While the organization may be grassroots and somewhat populist in its approach, that doesn’t mean it’s not business friendly, Lockman says. “It’s pro-business, it’s pro-growth. We just want to make sure everyone has access.”

Young hopes to see Network Delaware grow in numbers, reach and influence. In his view, improving communities is a shared responsibility, with each individual having a role. “If I’m not working to impact the lives of those in our community, whatever happens to them impacts me anyway,” he says. “If I’m in New Castle and a child in Dover is not getting educated, or a family in Milford can’t break out of poverty, that will impact me, whether I like it or not.”

Achieving Systemic Change

Building a statewide network is no small challenge.

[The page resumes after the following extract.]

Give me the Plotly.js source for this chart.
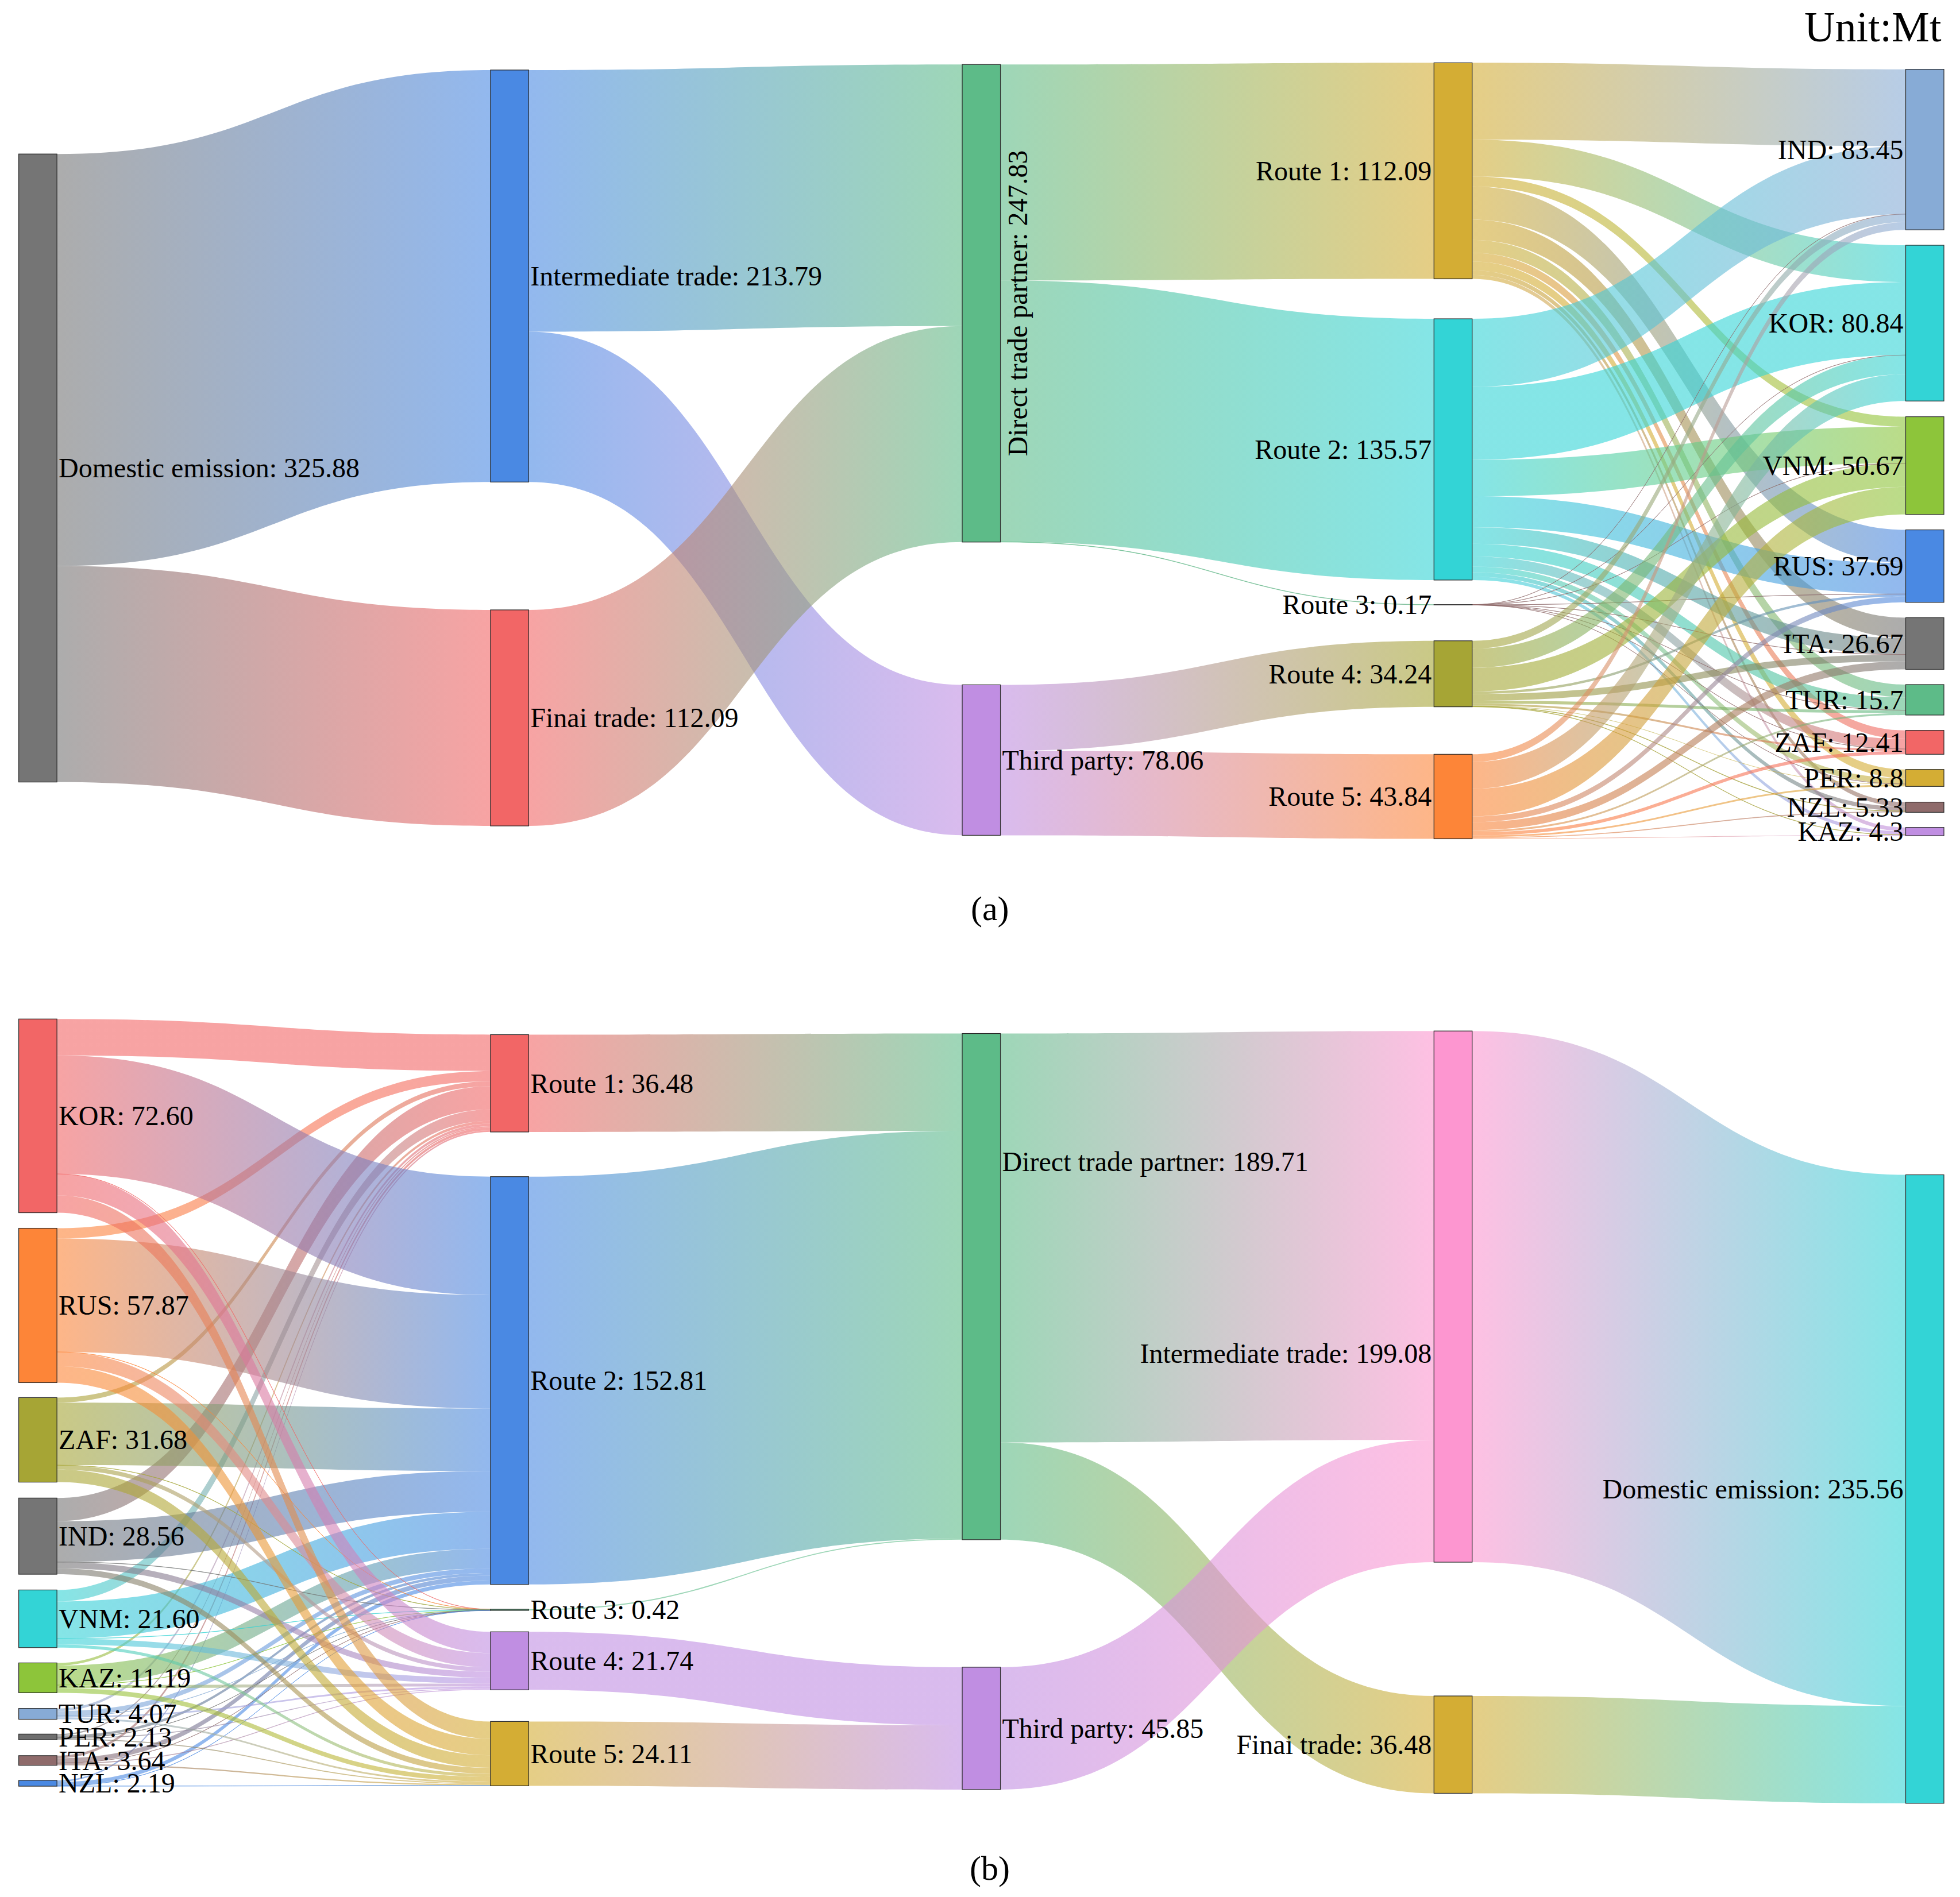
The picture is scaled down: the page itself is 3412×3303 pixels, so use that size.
<!DOCTYPE html>
<html>
<head>
<meta charset="utf-8">
<script src="https://cdn.plot.ly/plotly-3.0.1.min.js"></script>
<style>
html,body{margin:0;padding:0;background:#ffffff;}
#chart{width:3412px;height:3303px;}
</style>
</head>
<body>
<div id="chart"></div>
<script>
// ================= DATA : panel (a) =================
const nodesA  = ['Domestic emission','Intermediate trade','Finai trade','Direct trade partner','Third party',
                 'Route 1','Route 2','Route 3','Route 4','Route 5',
                 'IND','KOR','VNM','RUS','ITA','TUR','ZAF','PER','NZL','KAZ'];
const totalsA = ['325.88','213.79','112.09','247.83','78.06',
                 '112.09','135.57','0.17','34.24','43.84',
                 '83.45','80.84','50.67','37.69','26.67','15.7','12.41','8.8','5.33','4.3'];
const upperSrcA = ['Domestic emission','Domestic emission','Intermediate trade','Intermediate trade','Finai trade',
                   'Direct trade partner','Direct trade partner','Direct trade partner','Third party','Third party'];
const upperTgtA = ['Intermediate trade','Finai trade','Direct trade partner','Third party','Direct trade partner',
                   'Route 1','Route 2','Route 3','Route 4','Route 5'];
const upperValA = [213.79,112.09,135.74,78.05,112.09,112.09,135.57,0.17,34.24,43.84];
const routesA    = ['Route 1','Route 2','Route 3','Route 4','Route 5'];
const countriesA = ['IND','KOR','VNM','RUS','ITA','TUR','ZAF','PER','NZL','KAZ'];
const route1A = [39.9, 19.1, 5.2, 17.2, 10.5, 6.7, 4.5, 4.6, 2.4, 2.0];
const route2A = [35.27, 37.9, 18.9, 16.1, 8.6, 6.6, 5.2, 3.0, 2.2, 1.8];
const route3A = [0.03, 0.03, 0.03, 0.03, 0.02, 0.01, 0.01, 0.01, 0, 0];
const route4A = [4.1, 9.9, 12.3, 1.3, 3.5, 1.5, 1.0, 0.3, 0.2, 0.14];
const route5A = [4.0, 13.9, 14.3, 3.0, 4.2, 1.0, 1.7, 0.9, 0.5, 0.34];

// ================= DATA : panel (b) =================
const nodesB  = ['KOR','RUS','ZAF','IND','VNM','KAZ','TUR','PER','ITA','NZL',
                 'Route 1','Route 2','Route 3','Route 4','Route 5',
                 'Direct trade partner','Third party','Intermediate trade','Finai trade','Domestic emission'];
const totalsB = ['72.60','57.87','31.68','28.56','21.60','11.19','4.07','2.13','3.64','2.19',
                 '36.48','152.81','0.42','21.74','24.11',
                 '189.71','45.85','199.08','36.48','235.56'];
const countriesB = ['KOR','RUS','ZAF','IND','VNM','KAZ','TUR','PER','ITA','NZL'];
const routesB    = ['Route 1','Route 2','Route 3','Route 4','Route 5'];
const route1B = [13.65, 3.85, 1.9, 8.65, 4.3, 1.0, 1.0, 0.5, 1.0, 0.6];
const route2B = [44.4, 42.5, 23.4, 15.3, 13.9, 7.3, 1.8, 0.95, 1.8, 1.5];
const route3B = [0.05, 0.05, 0.08, 0.08, 0.06, 0.04, 0.03, 0.01, 0.01, 0.01];
const route4B = [8.0, 5.3, 1.6, 2.3, 2.2, 1.1, 0.6, 0.3, 0.35, 0];
const route5B = [6.5, 6.17, 4.7, 2.23, 1.14, 1.75, 0.64, 0.37, 0.48, 0.08];
const upperSrcB = ['Route 1','Route 2','Route 3','Route 4','Route 5',
                   'Direct trade partner','Direct trade partner','Third party','Intermediate trade','Finai trade'];
const upperTgtB = ['Direct trade partner','Direct trade partner','Direct trade partner','Third party','Third party',
                   'Intermediate trade','Finai trade','Intermediate trade','Domestic emission','Domestic emission'];
const upperValB = [36.48,152.81,0.42,21.74,24.11,153.23,36.48,45.85,199.08,36.48];

// ================= STYLE / LAYOUT =================
const colorsA = ['#757575','#4a89e3','#f26666','#5dbb88','#c08ee2',
                 '#d4ad34','#33d4d6','#8f6b6b','#a6a535','#fd8538',
                 '#87abd6','#33d4d6','#8dc53a','#4a89e3','#757575','#5dbb88','#f26666','#d4ad34','#8f6b6b','#c08ee2'];
const colorsB = ['#f26666','#fd8538','#a6a535','#757575','#33d4d6','#8dc53a','#87abd6','#6e6e6e','#8f6b6b','#4a89e3',
                 '#f26666','#4a89e3','#5dbb88','#c08ee2','#d4ad34',
                 '#5dbb88','#c08ee2','#fd96d0','#d4ad34','#33d4d6'];
const columnA = [0,1,1,2,2,3,3,3,3,3,4,4,4,4,4,4,4,4,4,4];
const columnB = [0,0,0,0,0,0,0,0,0,0,1,1,1,1,1,2,2,3,3,4];
// vertical centre of each node in page pixels (layout)
const centerYA = [814.9,480.6,1250,528,1323.4,
                  297.4,782.5,1053,1173.2,1386.9,
                  260.4,562.6,810.7,985.7,1120.5,1218.5,1292.5,1354.5,1405.5,1447.9];
const centerYB = [1942.9,2273,2507,2674.7,2818.6,2921.4,2984.1,3024.3,3065.3,3105,
                  1886.2,2403.8,2803,2891.8,3053.4,
                  2240.2,3009.4,2257.6,3037.7,2592.7];
// label side: r = right, l = left, v = vertical on the right; labelDy = vertical shift of a label
const sideA = ['r','r','r','v','r','l','l','l','l','l','l','l','l','l','l','l','l','l','l','l'];
const sideB = ['r','r','r','r','r','r','r','r','r','r','r','r','r','r','r','r','r','l','l','l'];
const labelDyA = new Array(20).fill(0);
const labelDyB = [0,0,0,0,0,0,0,0,0,0, 0,0,0,0,0, -218,0,99,0,0];

const FIG_W = 3412, FIG_H = 3303;
const THICK = 66.5;
const FONT = 'Liberation Serif, Times New Roman, serif';
const FONT_SIZE = 48;
const boxA = {left: 32.6, right: 3384, top: 109, bottom: 1460, pad: 28.6};
const boxB = {left: 32.6, right: 3384, top: 1774, bottom: 3140, pad: 30.2};

function rgba(hex, a) {
  const n = parseInt(hex.slice(1), 16);
  return 'rgba(' + ((n >> 16) & 255) + ',' + ((n >> 8) & 255) + ',' + (n & 255) + ',' + a + ')';
}

function buildLinks(nodes, upSrc, upTgt, upVal, routes, countries, matrix, routesFirst) {
  const s = [], t = [], v = [];
  for (let i = 0; i < upSrc.length; i++) {
    s.push(nodes.indexOf(upSrc[i])); t.push(nodes.indexOf(upTgt[i])); v.push(upVal[i]);
  }
  routes.forEach((r, ri) => {
    countries.forEach((c, ci) => {
      const val = matrix[ri][ci];
      if (val > 0) {
        if (routesFirst) { s.push(nodes.indexOf(r)); t.push(nodes.indexOf(c)); }
        else { s.push(nodes.indexOf(c)); t.push(nodes.indexOf(r)); }
        v.push(val);
      }
    });
  });
  return {s, t, v};
}

function makeTrace(nodes, totals, colors, column, centerY, box, links) {
  const W = box.right - box.left, H = box.bottom - box.top;
  const ncol = Math.max.apply(null, column) + 1;
  const xs = column.map(c => (c * (W - THICK) / (ncol - 1) + THICK / 2) / W);
  const ys = centerY.map(y => (y - box.top) / H);
  return {
    type: 'sankey',
    arrangement: 'fixed',
    domain: {x: [box.left / FIG_W, box.right / FIG_W], y: [1 - box.bottom / FIG_H, 1 - box.top / FIG_H]},
    textfont: {family: FONT, size: FONT_SIZE, color: '#000000'},
    node: {
      label: nodes.map((n, i) => n + ': ' + totals[i]),
      color: colors,
      x: xs, y: ys,
      pad: box.pad,
      thickness: THICK,
      line: {color: '#2a2a2a', width: 1.2},
      hoverinfo: 'none'
    },
    link: {
      source: links.s, target: links.t, value: links.v,
      color: links.s.map(i => rgba(colors[i], 0.6)),
      hoverinfo: 'none'
    }
  };
}

const linksA = buildLinks(nodesA, upperSrcA, upperTgtA, upperValA, routesA, countriesA,
                          [route1A, route2A, route3A, route4A, route5A], true);
const linksB = buildLinks(nodesB, upperSrcB, upperTgtB, upperValB, routesB, countriesB,
                          [route1B, route2B, route3B, route4B, route5B], false);

const traceA = makeTrace(nodesA, totalsA, colorsA, columnA, centerYA, boxA, linksA);
const traceB = makeTrace(nodesB, totalsB, colorsB, columnB, centerYB, boxB, linksB);

const layout = {
  width: FIG_W, height: FIG_H,
  margin: {l: 0, r: 0, t: 0, b: 0},
  paper_bgcolor: '#ffffff',
  font: {family: FONT, color: '#000000'},
  annotations: [
    {text: 'Unit:Mt', xref: 'paper', yref: 'paper', x: 3382 / FIG_W, y: 1 - 47 / FIG_H,
     xanchor: 'right', yanchor: 'middle', showarrow: false, font: {family: FONT, size: 74, color: '#000'}},
    {text: '(a)', xref: 'paper', yref: 'paper', x: 1723 / FIG_W, y: 1 - 1582 / FIG_H,
     xanchor: 'center', yanchor: 'middle', showarrow: false, font: {family: FONT, size: 60, color: '#000'}},
    {text: '(b)', xref: 'paper', yref: 'paper', x: 1723 / FIG_W, y: 1 - 3253 / FIG_H,
     xanchor: 'center', yanchor: 'middle', showarrow: false, font: {family: FONT, size: 60, color: '#000'}}
  ]
};

const specs = [{colors: colorsA, side: sideA, dy: labelDyA}, {colors: colorsB, side: sideB, dy: labelDyB}];
const gd = document.getElementById('chart');

function decorate() {
  const NS = 'http://www.w3.org/2000/svg';
  const svg = gd.querySelector('svg.main-svg');
  if (!svg) return;
  let defs = svg.querySelector('defs');
  if (!defs) { defs = document.createElementNS(NS, 'defs'); svg.insertBefore(defs, svg.firstChild); }
  const groups = Array.from(gd.querySelectorAll('.sankey'));
  // gradient links (source colour -> target colour)
  gd.querySelectorAll('.sankey-link').forEach((p, k) => {
    const d = p.__data__;
    if (!d || !d.link) return;
    const grp = p.closest('.sankey');
    const ti = Math.max(0, groups.indexOf(grp));
    const spec = specs[ti] || specs[0];
    const sIdx = d.link.source && d.link.source.pointNumber;
    const tIdx = d.link.target && d.link.target.pointNumber;
    if (sIdx === undefined || tIdx === undefined) return;
    const id = 'lgrad_' + ti + '_' + k;
    let g = document.getElementById(id);
    if (!g) {
      g = document.createElementNS(NS, 'linearGradient');
      g.setAttribute('id', id);
      g.setAttribute('x1', '0'); g.setAttribute('y1', '0');
      g.setAttribute('x2', '1'); g.setAttribute('y2', '0');
      [[0, spec.colors[sIdx]], [1, spec.colors[tIdx]]].forEach(([o, c]) => {
        const st = document.createElementNS(NS, 'stop');
        st.setAttribute('offset', o);
        st.setAttribute('stop-color', c);
        g.appendChild(st);
      });
      defs.appendChild(g);
    }
    p.style.fill = 'url(#' + id + ')';
    p.style.fillOpacity = '0.6';
  });
  // node labels
  gd.querySelectorAll('.sankey-node').forEach(nd => {
    const d = nd.__data__;
    if (!d) return;
    const grp = nd.closest('.sankey');
    const ti = Math.max(0, groups.indexOf(grp));
    const spec = specs[ti] || specs[0];
    const idx = (d.node && d.node.pointNumber !== undefined) ? d.node.pointNumber : d.pointNumber;
    const side = spec.side[idx];
    const dy = spec.dy[idx] || 0;
    const txt = nd.querySelector('text.node-label');
    const rect = nd.querySelector('rect');
    if (!txt || !side) return;
    let w = d.visibleWidth, h = d.visibleHeight;
    if (rect) {
      const rw = parseFloat(rect.getAttribute('width')), rh = parseFloat(rect.getAttribute('height'));
      if (!isNaN(rw)) w = rw;
      if (!isNaN(rh)) h = rh;
    }
    const baseY = h / 2 + 0.34 * FONT_SIZE + dy;
    txt.style.textShadow = 'none';
    if (side === 'r') {
      txt.setAttribute('text-anchor', 'start');
      txt.setAttribute('transform', 'translate(' + (w + 3) + ',' + baseY + ')');
    } else if (side === 'l') {
      txt.setAttribute('text-anchor', 'end');
      txt.setAttribute('transform', 'translate(' + (-4) + ',' + baseY + ')');
    } else if (side === 'v') {
      txt.setAttribute('text-anchor', 'middle');
      txt.setAttribute('transform', 'translate(' + (w + 46) + ',' + (h / 2 + dy) + ') rotate(-90)');
    }
  });
}

Plotly.newPlot(gd, [traceA, traceB], layout, {staticPlot: true, displayModeBar: false}).then(() => {
  decorate();
  setTimeout(decorate, 300);
  setTimeout(decorate, 900);
});
</script>
</body>
</html>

Building one that has genuine influence is an even greater task.

“When you’re trying to achieve deep systemic change, there’s definitely not an immediate payoff,” Lockman says. “But I have a good amount of faith that it is going to work.”

At this time, it’s fair to say that Network Delaware’s evolution as an organization could well be a significant factor in determining Young’s political future.

During the mayoral campaign, Purzycki and Young occasionally traded sharp barbs, with Purzycki questioning whether Young had the experience necessary to handle the job. Despite their differences during the campaign, Young now describes their relationship as “very cordial.”

While there was some post-primary speculation that Purzycki might offer Young a position in his administration, that never happened. “If he thought there was a role for me, he could ask, and I would consider it,” Young says. “I want him to be successful.”

For now, Young isn’t thinking about another campaign, even though he has gotten some mentions as a possible senatorial candidate if Tom Carper doesn’t seek re-election in 2018, or as a repeat mayoral candidate in 2020 if Purzycki doesn’t try for a second term.

Young’s current priorities are his work with the Delaware Center for Justice and growing Network Delaware. “I’ve got a lot on my plate right now,” he says.

“It takes a lot out of you to run for office. I put my family through enough,” he says, referring to his wife, Nicole, who earned her Ph.D. during the campaign and is on the business faculty at Franklin & Marshall College in Lancaster, Pa., and his daughter, Madison, who celebrated her second birthday in March.

“Anything I do, I have to be sure, I have to feel it in my gut,” he says. “It’s not a plaything. It’s not about wanting power, prestige or money. It has to be something you believe in.”